Graceful
Le poète parcourt le monde à toute vitesse : nul n’a le temps de tout vivre. L'essentiel est de ne pas sombrer dans « le scandale de ne pas vivre alors qu’on est vivants ».
Les instants vécus ont laissé leur empreinte. En quelques mots, ils sont restitués, dans leur décor, leur atmosphère : un soir de pêcheurs sur les docks de Salonique, un aéroport où un homme s’attend lui-même, une nuit qui ressemble à un jour. Prendre la mesure du monde : le poète vérifie, nomenclature, recense au ciel les étoiles.
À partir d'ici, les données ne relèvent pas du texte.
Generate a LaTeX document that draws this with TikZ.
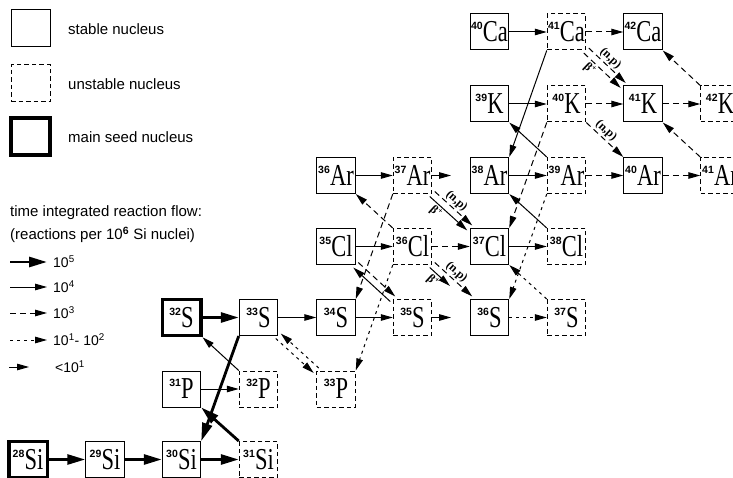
\documentclass[tikz,border=0pt]{standalone}
\usepackage{fontspec}
\usepackage{graphicx}
\setmainfont{Liberation Serif}
\setsansfont{Liberation Sans}
\usetikzlibrary{arrows.meta}
\newcommand{\nuc}[2]{\raisebox{12pt}{\fontsize{10.5}{10.5}\sffamily\bfseries #1}\kern0.2pt\scalebox{1}[1.35]{\fontsize{22.5}{22.5}\selectfont #2}}
\newcommand{\legf}{\fontsize{15}{16}\sffamily}
\newcommand{\numf}{\fontsize{14}{15}\sffamily}
\newcommand{\bplus}{β\textsuperscript{+}}
\begin{document}
\begin{tikzpicture}[x=1pt,y=-1pt,
  stable/.style={draw, line width=1pt, minimum width=38.5pt, minimum height=36pt, inner sep=0pt},
  unstable/.style={stable, dash pattern=on 4.5pt off 3pt},
  seed/.style={stable, line width=3.5pt},
  fA/.style={line width=2.8pt, -{Triangle[length=18pt,width=10pt]}},
  fB/.style={line width=1pt, -{Triangle[length=12pt,width=6.5pt]}},
  fC/.style={fB, dash pattern=on 6pt off 4pt},
  fD/.style={fB, dash pattern=on 3pt off 4pt},
  lab/.style={font=\fontsize{12}{12}\selectfont\bfseries, inner sep=1.5pt, sloped},
  legtext/.style={anchor=west, inner sep=0pt, font=\legf},
  numtext/.style={anchor=west, inner sep=0pt, font=\numf}]
\useasboundingbox (0,0) rectangle (733,478);
\clip (0,0) rectangle (733,478);

% legend
\node[stable, minimum width=39pt, minimum height=37pt] (Lst) at (30.5,28.5) {};
\node[legtext] (Lstt) at (68,29) {stable nucleus};
\node[unstable, minimum width=39pt, minimum height=37pt] (Lun) at (30.5,83.5) {};
\node[legtext] (Lunt) at (68,84) {unstable nucleus};
\node[seed, minimum width=39pt, minimum height=37pt] (Lse) at (30.5,136.5) {};
\node[legtext] (Lset) at (68,137) {main seed nucleus};
\node[legtext] (Lt1) at (10,213) {time integrated reaction flow:};
\node[legtext] (Lt2) at (10,235) {(reactions per 10\textsuperscript{\bfseries 6} Si nuclei)};
\coordinate (L5a) at (10,262); \coordinate (L5b) at (47,262);
\coordinate (L4a) at (10,287); \coordinate (L4b) at (47,287);
\coordinate (L3a) at (10,313); \coordinate (L3b) at (47,313);
\coordinate (L2a) at (10,340); \coordinate (L2b) at (47,340);
\coordinate (L1a) at (9,367); \coordinate (L1b) at (29,367);
\draw[fA] (L5a) -- (L5b);
\draw[fB] (L4a) -- (L4b);
\draw[fC] (L3a) -- (L3b);
\draw[fD] (L2a) -- (L2b);
\draw[fB] (L1a) -- (L1b);
\node[numtext] (L5t) at (53,262) {10\textsuperscript{5}};
\node[numtext] (L4t) at (53,287) {10\textsuperscript{4}};
\node[numtext] (L3t) at (53,313) {10\textsuperscript{3}};
\node[numtext] (L2t) at (53,340) {10\textsuperscript{1}- 10\textsuperscript{2}};
\node[numtext] (L1t) at (55,367) {<10\textsuperscript{1}};

% nuclei
\node[seed]     (Si28) at (28,459.5)    {\nuc{28}{Si}};
\node[stable]   (Si29) at (105,459.5)   {\nuc{29}{Si}};
\node[stable]   (Si30) at (181.5,459.5) {\nuc{30}{Si}};
\node[unstable] (Si31) at (258.5,459.5) {\nuc{31}{Si}};
\node[stable]   (P31) at (181.5,389) {\nuc{31}{P}};
\node[unstable] (P32) at (258.5,389) {\nuc{32}{P}};
\node[unstable] (P33) at (336,389)   {\nuc{33}{P}};
\node[seed]     (S32) at (181.5,317.5) {\nuc{32}{S}};
\node[stable]   (S33) at (258.5,317.5) {\nuc{33}{S}};
\node[stable]   (S34) at (336,317.5)   {\nuc{34}{S}};
\node[unstable] (S35) at (412.5,317.5) {\nuc{35}{S}};
\node[stable]   (S36) at (489.5,317.5) {\nuc{36}{S}};
\node[unstable] (S37) at (566.5,317.5) {\nuc{37}{S}};
\node[stable]   (Cl35) at (336,246.5)   {\nuc{35}{Cl}};
\node[unstable] (Cl36) at (412.5,246.5) {\nuc{36}{Cl}};
\node[stable]   (Cl37) at (489.5,246.5) {\nuc{37}{Cl}};
\node[unstable] (Cl38) at (566.5,246.5) {\nuc{38}{Cl}};
\node[stable]   (Ar36) at (336,175.5)   {\nuc{36}{Ar}};
\node[unstable] (Ar37) at (412.5,175.5) {\nuc{37}{Ar}};
\node[stable]   (Ar38) at (489.5,175.5) {\nuc{38}{Ar}};
\node[unstable] (Ar39) at (566.5,175.5) {\nuc{39}{Ar}};
\node[stable]   (Ar40) at (643,175.5)   {\nuc{40}{Ar}};
\node[unstable] (Ar41) at (720,175.5)   {\nuc{41}{Ar}};
\node[stable]   (K39) at (489.5,104) {\nuc{39}{K}};
\node[unstable] (K40) at (566.5,104) {\nuc{40}{K}};
\node[stable]   (K41) at (643,104)   {\nuc{41}{K}};
\node[unstable] (K42) at (720,104)   {\nuc{42}{K}};
\node[stable]   (Ca40) at (489.5,32) {\nuc{40}{Ca}};
\node[unstable] (Ca41) at (566.5,32) {\nuc{41}{Ca}};
\node[stable]   (Ca42) at (643,32)   {\nuc{42}{Ca}};

\coordinate (S35x) at (451,317.5);
\coordinate (Ar37x) at (451,175.5);
\coordinate (Cl36b) at (450,286);

% flows
\draw[fA] (Si28) -- (Si29);
\draw[fA] (Si29) -- (Si30);
\draw[fA] (Si30) -- (Si31);
\draw[fA] (Si31.north west) -- (P31.south east);
\draw[fB] (P31) -- (P32);
\draw[fB] (P32.north west) -- (S32.south east);
\draw[fA] (S32) -- (S33);
\draw[fA] (S33.south west) -- (Si30.north east);
\draw[fB] (S33) -- (S34);
\draw[fD] ([shift={(-2.5,2.5)}]S33.south east) -- ([shift={(-2.5,2.5)}]P33.north west);
\draw[fD] ([shift={(2.5,-2.5)}]P33.north west) -- ([shift={(2.5,-2.5)}]S33.south east);
\draw[fB] (S34) -- (S35);
\draw[fB] (S35) -- (S35x);
\draw[fD] (S36) -- (S37);
\draw[fD] (S37.north west) -- (Cl37.south east);
\draw[fD] (Ar39.south west) -- (S36.north east);
\draw[fD] (Cl36.south west) -- (P33.north east);
\draw[fC] (Ar37.south west) -- (S34.north east);
\draw[fC] ([shift={(2.5,-2.5)}]Cl35.south east) -- ([shift={(2.5,-2.5)}]S35.north west);
\draw[fB] ([shift={(-2.5,2.5)}]S35.north west) -- ([shift={(-2.5,2.5)}]Cl35.south east);
\draw[fB] (Cl35) -- (Cl36);
\draw[fC] (Cl36) -- (Cl37);
\draw[fB] (Cl37) -- (Cl38);
\draw[fC] (Cl36.north west) -- (Ar36.south east);
\draw[fB] (Ar36) -- (Ar37);
\draw[fB] (Ar37) -- (Ar37x);
\draw[fC] ([shift={(2.5,-2.5)}]Ar37.south east) -- node[lab, above, pos=0.45] {(n,p)} ([shift={(2.5,-2.5)}]Cl37.north west);
\draw[fB] ([shift={(-2.5,2.5)}]Ar37.south east) -- node[lab, below, pos=0.3] {\bplus} ([shift={(-2.5,2.5)}]Cl37.north west);
\draw[fC] ([shift={(2.5,-2.5)}]Cl36.south east) -- node[lab, above, pos=0.45] {(n,p)} ([shift={(2.5,-2.5)}]S36.north west);
\draw[fB] ([shift={(-2.5,2.5)}]Cl36.south east) -- node[lab, below, pos=0.4] {\bplus} (Cl36b);
\draw[fB] (Ar38) -- (Ar39);
\draw[fC] (Ar39) -- (Ar40);
\draw[fC] (Ar40) -- (Ar41);
\draw[fB] (Cl38.north west) -- (Ar38.south east);
\draw[fC] (K40.south west) -- (Cl37.north east);
\draw[fB] (Ar39.north west) -- (K39.south east);
\draw[fB] (Ca41.south west) -- (Ar38.north east);
\draw[fB] (K39) -- (K40);
\draw[fC] (K40) -- (K41);
\draw[fC] (K41) -- (K42);
\draw[fC] (K40.south east) -- node[lab, above, pos=0.4] {(n,p)} (Ar40.north west);
\draw[fC] (Ar41.north west) -- (K41.south east);
\draw[fC] (K42.north west) -- (Ca42.south east);
\draw[fB] (Ca40) -- (Ca41);
\draw[fC] (Ca41) -- (Ca42);
\draw[fC] ([shift={(2.5,-2.5)}]Ca41.south east) -- node[lab, above, pos=0.45] {(n,p)} ([shift={(2.5,-2.5)}]K41.north west);
\draw[fC] ([shift={(-2.5,2.5)}]Ca41.south east) -- node[lab, below, pos=0.3] {\bplus} ([shift={(-2.5,2.5)}]K41.north west);
\end{tikzpicture}
\end{document}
Il s’adresse à un toi, réel et rêvé tout à la fois. Il lui fait part du monde, de tous les corps, des morts et des vivants. En déployant le monde à l’intention singulière d’un autre qui l’écoute, il réinvente une forme d’énonciation très ancienne, qu’on trouve dans L’Iliade et L’Odyssée : l’énonciation en catalogue. Il ne raconte pas, il n’informe pas, il catalogue le monde.
Parfois, tu et le monde s’opposent, comme s’ils se disputaient le voyant. Parfois, au contraire, tu et le monde ne font qu’un. Cette dialectique entre toi et le monde devient la définition même de l’amour.